The global logistics industry, a multi-trillion-dollar industry, generates almost 6 percent of the world’s greenhouse gas emissions caused by human activity. It’s a growing problem, and as the world economy expands, so too does the industry and its carbon footprint.
Fortunately for the planet, more and more logistics service providers are investing in measures to make their operations more sustainable, driven largely by government emission-reduction targets and consumer pressure. In some cases, they are motivated to become more sustainable by a genuine desire to reduce their environmental impact.
But progress has been slow, largely due to fragmentation in the road transportation sector, which accounts for nearly 80 percent of emissions, says Edgar Blanco, research director at the Massachusetts Institute of Technology’s Center for Transportation and Logistics.
“That’s the unique thing about logistics,” says Blanco. “Even though logistics is not the largest share of emissions in the world, it is the one that is not going down but instead keeps growing.”
But creating a greener industry is possible. Experts say companies can upgrade their vehicles or switch to alternative fuels, increase the load factor on trucks and trains, make warehouses more energy-efficient, introduce driver training programs and combine different modes of transportation.
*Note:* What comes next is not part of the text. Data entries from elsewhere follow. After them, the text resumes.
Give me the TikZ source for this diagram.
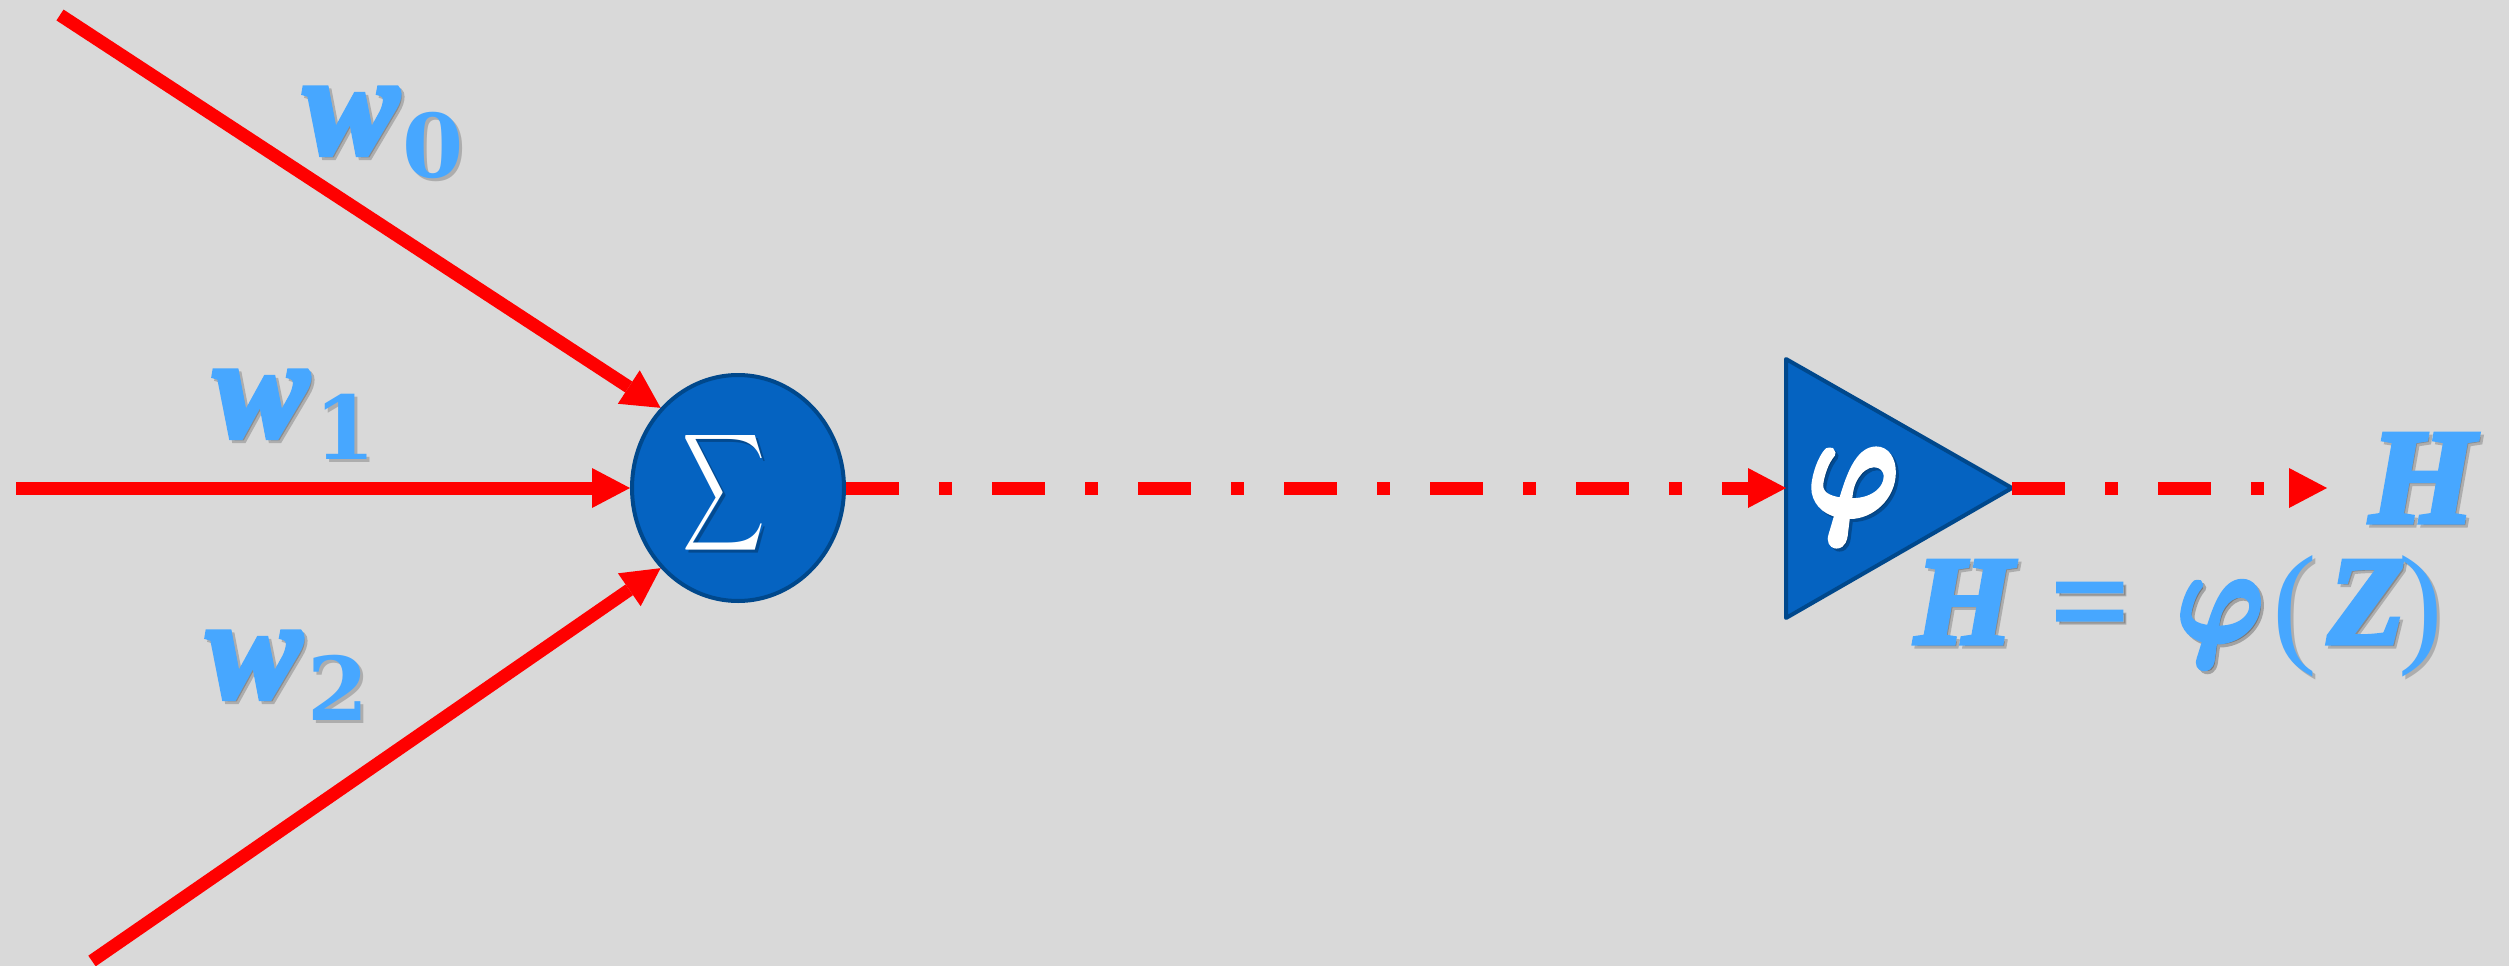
\documentclass[tikz,border=0pt]{standalone}
\usepackage{graphicx}
\usepackage[no-math]{fontspec}
\setmainfont{Liberation Serif}
\newfontface\lsbi{Liberation Serif Bold Italic}[FakeBold=4]
\newfontface\dvb{DejaVu Serif Bold}
\newfontface\lsr{Liberation Serif}
\newfontface\lsb{Liberation Serif Bold}[FakeBold=1.5]
\newfontface\lmm{Latin Modern Math}[FakeBold=5]
\usetikzlibrary{arrows.meta,shapes.geometric,calc}
\definecolor{bgc}{RGB}{217,217,217}
\definecolor{nodeblue}{RGB}{5,99,193}
\definecolor{nodeedge}{RGB}{0,72,140}
\definecolor{lblue}{RGB}{71,167,255}
\definecolor{wred}{RGB}{255,0,0}
\tikzset{
  wire/.style={draw=wred, line width=13pt, -{Triangle[length=38pt,width=40pt,line width=0pt]}},
  dashwire/.style={wire, dash pattern=on 53pt off 40pt on 13pt off 40pt},
  lbl/.style={text=lblue, inner sep=0pt, anchor=base west},
  shd/.style={text=black, opacity=0.2, inner sep=0pt, anchor=base west},
  glyph/.style={text=white, inner sep=0pt, anchor=center},
  glyphshd/.style={text=black, opacity=0.25, inner sep=0pt, anchor=center},
  sumnode/.style={ellipse, fill=nodeblue, draw=nodeedge, line width=4pt,
    minimum width=212pt, minimum height=226pt, inner sep=0pt},
  actshape/.style={fill=nodeblue, draw=nodeedge, line width=4pt, line join=round}
}
\newcommand\wfont{\lsbi\fontsize{141pt}{141pt}\selectfont}
\newcommand\dfont{\dvb\fontsize{88pt}{88pt}\selectfont}
\newcommand\hfont{\lsbi\fontsize{125pt}{125pt}\selectfont}
\newcommand\htopfont{\lsbi\fontsize{134pt}{134pt}\selectfont}
\newcommand\eqfont{\lsb\fontsize{140pt}{140pt}\selectfont}
\newcommand\pfont{\lsr\fontsize{134pt}{134pt}\selectfont}
\newcommand\phiglyph{{\lmm\fontsize{100pt}{100pt}\selectfont 𝝋}}
\newcommand\shtext[4]{%
  \node[shd, xshift=3pt, yshift=-3pt] at (#2) {#3#4};
  \node[lbl] (#1) at (#2) {#3#4};}
\newcommand\shglyph[4]{%
  \node[glyphshd, xshift=3pt, yshift=-3pt] at (#2) {#4};
  \node[#3] (#1) at (#2) {#4};}
\begin{document}
\begin{tikzpicture}[x=1pt, y=-1pt]
  \useasboundingbox (0,0) rectangle (2509,966);
  \fill[bgc] (0,0) rectangle (2509,966);

  % summation node
  \node[sumnode] (sum) at (738,488) {};
  \shglyph{sigma}{724.5,492.5}{glyph}{\resizebox*{83pt}{131pt}{$\displaystyle\sum$}}

  % activation triangle
  \coordinate (tritop) at (1786,359);
  \coordinate (tribot) at (1786,618);
  \coordinate (apex) at (2012,488);
  \coordinate (triin) at (1786,488);
  \path[actshape] (tritop) -- (apex) -- (tribot) -- cycle;
  \shglyph{phi}{1853,497.5}{glyph}{\resizebox*{90pt}{95pt}{\phiglyph}}

  % inputs
  \coordinate (in0) at (60,15);
  \coordinate (in1) at (16,488);
  \coordinate (in2) at (92,961);
  \draw[wire] (in0) -- (sum.134);
  \draw[wire] (in1) -- (sum.west);
  \draw[wire] (in2) -- (sum.226);

  % dash-dot connectors
  \draw[dashwire] (sum.east) -- (triin);
  \coordinate (hout) at (2327,488);
  \draw[dashwire] (apex) -- (hout);

  % weight labels
  \shtext{w0}{304,153}{\wfont}{w}
  \shtext{s0}{402,177}{\dfont}{0}
  \shtext{w1}{214,436}{\wfont}{w}
  \shtext{s1}{314,459}{\dfont}{1}
  \shtext{w2}{207,697}{\wfont}{w}
  \shtext{s2}{307,720}{\dfont}{2}

  % output label
  \shtext{hlab}{2370,522}{\htopfont}{H}

  % formula H = phi(Z)
  \shtext{fH}{1915,643}{\hfont}{H}
  \shtext{feq}{2050,648}{\eqfont}{=}
  \node[glyphshd, xshift=3pt, yshift=-3pt] at (2220,625) {\resizebox*{86pt}{86pt}{\phiglyph}};
  \node[glyph, text=lblue] (fphi) at (2220,625) {\resizebox*{86pt}{86pt}{\phiglyph}};
  \shtext{flp}{2272,648}{\pfont}{(}
  \shtext{fZ}{2328,643}{\hfont}{Z}
  \shtext{frp}{2398,648}{\pfont}{)}
\end{tikzpicture}
\end{document}
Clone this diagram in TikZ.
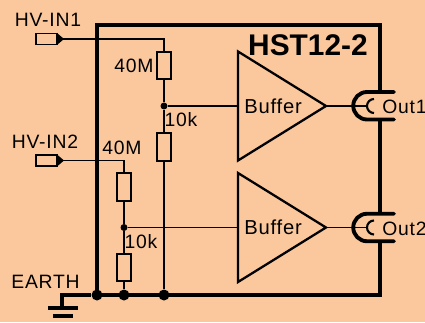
\documentclass[tikz,border=0pt]{standalone}
\usepackage{fontspec}
\setmainfont[LetterSpace=4]{Liberation Sans}
\usetikzlibrary{shapes.geometric}
\definecolor{peach}{RGB}{251,200,157}
\tikzset{
    wire/.style={line width=0.9pt},
    heavy/.style={line width=2.2pt},
    resistor/.style={draw, line width=0.9pt, minimum width=0.28cm, minimum height=0.55cm, inner sep=0, outer sep=0},
    port/.style={draw, line width=1pt, minimum width=0.42cm, minimum height=0.22cm, inner sep=0, outer sep=0},
    buffer/.style={draw, line width=1.3pt, isosceles triangle, isosceles triangle stretches, minimum width=2.18cm, minimum height=1.76cm, inner sep=0, outer sep=0, anchor=lower side, font=\fontsize{11.5}{11.5}\selectfont},
    tap/.style={circle, fill=black, minimum size=0.14cm, inner sep=0},
    bigtap/.style={circle, fill=black, minimum size=0.22cm, inner sep=0},
    label/.style={font=\fontsize{11}{11}\selectfont, inner sep=0}
}
\begin{document}
\begin{tikzpicture}
    \useasboundingbox (0, 0) rectangle (8.5, 6.44);

    \fill[peach] (0, 0) rectangle (8.5, 6.44);

    \draw[heavy] (7.6, 4.6) -- (7.6, 5.94) -- (1.94, 5.94) -- (1.94, 0.54) -- (7.6, 0.54) -- (7.6, 1.62);

    \draw[heavy] (7.6, 4.05) -- (7.6, 2.17);

    \node[port] (port1) at (0.93, 5.66) {};
    \node[port] (port2) at (0.93, 3.23) {};

    \fill (1.14, 5.78) -- (1.28, 5.66) -- (1.14, 5.54) -- cycle;
    \fill (1.14, 3.35) -- (1.28, 3.23) -- (1.14, 3.11) -- cycle;

    \node[resistor] (r1) at (3.28, 5.13) {};
    \node[resistor] (r2) at (3.28, 3.5) {};
    \node[resistor] (r3) at (2.48, 2.7) {};
    \node[resistor] (r4) at (2.48, 1.09) {};

    \node[tap] (tap1) at (3.28, 4.32) {};
    \node[tap] (tap2) at (2.48, 1.89) {};

    \node[bigtap] (gnd1) at (1.94, 0.54) {};
    \node[bigtap] (gnd2) at (2.48, 0.54) {};
    \node[bigtap] (gnd3) at (3.28, 0.54) {};

    \node[buffer] (buf1) at (4.76, 4.32) {Buffer};
    \node[buffer] (buf2) at (4.76, 1.89) {Buffer};

    \draw[wire] (port1.east) -| (r1.north);
    \draw[wire] (r1.south) -- (tap1) -- (r2.north);
    \draw[wire] (r2.south) -- (gnd3);

    \draw[wire] (port2.east) -| (r3.north);
    \draw[wire] (r3.south) -- (tap2) -- (r4.north);
    \draw[wire] (r4.south) -- (gnd2);

    \draw[wire] (tap1) -- (buf1.lower side);
    \draw[wire] (tap2) -- (buf2.lower side);

    \coordinate (out1) at (7.34, 4.32);
    \coordinate (out2) at (7.34, 1.89);

    \draw[wire] (buf1.apex) -- (out1);
    \draw[wire] (buf2.apex) -- (out2);

    \draw[heavy, line cap=round] (7.88, 4.6) -- (7.34, 4.6) arc[radius=0.275, start angle=90, end angle=270] -- (7.88, 4.05);
    \draw[heavy, line cap=round] (7.88, 2.165) -- (7.34, 2.165) arc[radius=0.275, start angle=90, end angle=270] -- (7.88, 1.615);

    \draw[line width=1.2pt] (7.48, 4.46) arc[radius=0.14, start angle=90, end angle=270];
    \draw[line width=1.2pt] (7.48, 2.03) arc[radius=0.14, start angle=90, end angle=270];

    \coordinate (earth) at (1.24, 0.28);

    \draw[heavy] (gnd1) -| (earth);
    \draw[heavy] (0.96, 0.28) -- (1.56, 0.28);
    \draw[heavy] (1.06, 0.12) -- (1.46, 0.12);

    \node[label] (in1) at (0.96, 6.04) {HV-IN1};
    \node[label] (in2) at (0.9, 3.6) {HV-IN2};
    \node[label] (val1) at (2.68, 5.12) {40M};
    \node[label] (val2) at (3.62, 4.04) {10k};
    \node[label] (val3) at (2.44, 3.48) {40M};
    \node[label] (val4) at (2.82, 1.6) {10k};
    \node[label] (gnd) at (0.91, 0.8) {EARTH};
    \node[label] (lab1) at (8.09, 4.3) {Out1};
    \node[label] (lab2) at (8.09, 1.87) {Out2};
    \node[font=\fontsize{17}{17}\selectfont\bfseries\addfontfeatures{LetterSpace=0}, inner sep=0] (title) at (6.16, 5.54) {HST12-2};
\end{tikzpicture}
\end{document}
So why has the industry been so slow to act?
It turns out that making the necessary changes is complicated. One of the major obstacles is the need for cooperation with customers and, at times, competitors.
Such cooperation is easier to achieve in the shipping and aviation sectors, which are dominated by a small number of large companies, but it is more challenging in the highly fragmented trucking industry.
“Eighty percent of all truck movements are done by people who own one or two trucks,” Blanco explains.
“The person who needs to make the investment in sustainability is the person who owns the truck, who may not have the capital, who may not have the knowledge and who may not have the interest because at the end of the day he or she is paid the same as any other truck driver out there.”
Some larger companies are managing to collab-orate, and they are reaping the financial benefits.
Wheels Clipper, a U.S.-based logistics services provider, convinced its customer Tropicana to cooperate with its competitor Ocean Spray by sharing a train link between New Jersey and Florida.
Under the arrangement, Tropicana sends its orange juice to New Jersey and Ocean Spray uses Tropicana’s empty boxcars to transport its cranberries to Florida, thereby saving both companies money and reducing their emissions. In the process Wheels Clipper gained another customer.
Other companies are going green by necessity.
German state-owned railway DB Group, including its wholly owned logistics broker DB Schenker Logistics, is obliged to contribute to the German government’s goal of reducing carbon emissions by 40 percent from 1990 levels by 2020. DB Schenker Logistics, which accounts for the majority of the company’s emissions, is on track to achieve its contribution targets through a combination of driver training for its more than 30,000 drivers and agreements such as the one it has signed with Maersk Line. The agreement requires the Danish container shipping company to reduce its emissions by 20 percent over the next five years in exchange for more freight business from DB Schenker Logistics.
Government coercion is also being used in Sweden, which plans to have a fossil-fuel-independent transportation sector by 2030.
Mattias Goldmann, managing director of Swedish think tank Fores, says many companies are trying to make their operations more sustainable in response to the government mandate and, increasingly, customer demands.
An alliance of 10,000 trucks, for example, has set up biofuel refueling stations around the country, while some municipalities have introduced vehicle emissions and load-factor regulations for trucks entering their region.
“Sweden is a country of long distances and not very many people, so we really need to be very efficient in the transportation sector,” says Goldmann. “This is an area where Sweden could be a world model.”
The challenges of creating a more sustainable logistics industry are even greater in developing countries, where governments are often weak on enforcement and there are competing concerns about poverty and unemployment.
“The priority for these governments is for people to drive any truck and to have a job,” says Blanco.
But even cash-strapped truck owners can reduce their emissions and save money through better maintenance, driving at slower speeds and selecting the most direct routes.
“If as a company I plan to make my logistics greener, I can make them greener,” says Blanco. “But I have to plan for it, the same way I plan for them to be more efficient and responsive.”
SKF enables sustainable and reliable logistics solutions
SKF Logistics and Demand Chain supports the global supply and distribution chain of the Group and has the responsibility of developing and delivering services that are cost-effective, competitive and environmentally sensitive.
The emissions generated from logistics related to SKF are included in the targets defined in the Group’s climate strategy. The target is to reduce CO2 emissions per ton-kilometer by 30 percent by the end of 2016 from the baseline year 2011. SKF focuses on three main areas to reach the targets:
1. Eliminating unnecessary shipments.
2. Switching to more CO2-efficient transportation modes.
3. Making the chosen transportation modes more efficient.
At year end 2014, SKF had reached a 15 percent reduction.
Taking responsibility for sustainability requires dedication. However, it has been proven many times that sustainable solutions are business opportunities that often go hand in hand with reduced costs. SKF is positioning itself in the front line of sustainable logistics solutions and is determined to continue to find solutions that contribute to its climate target.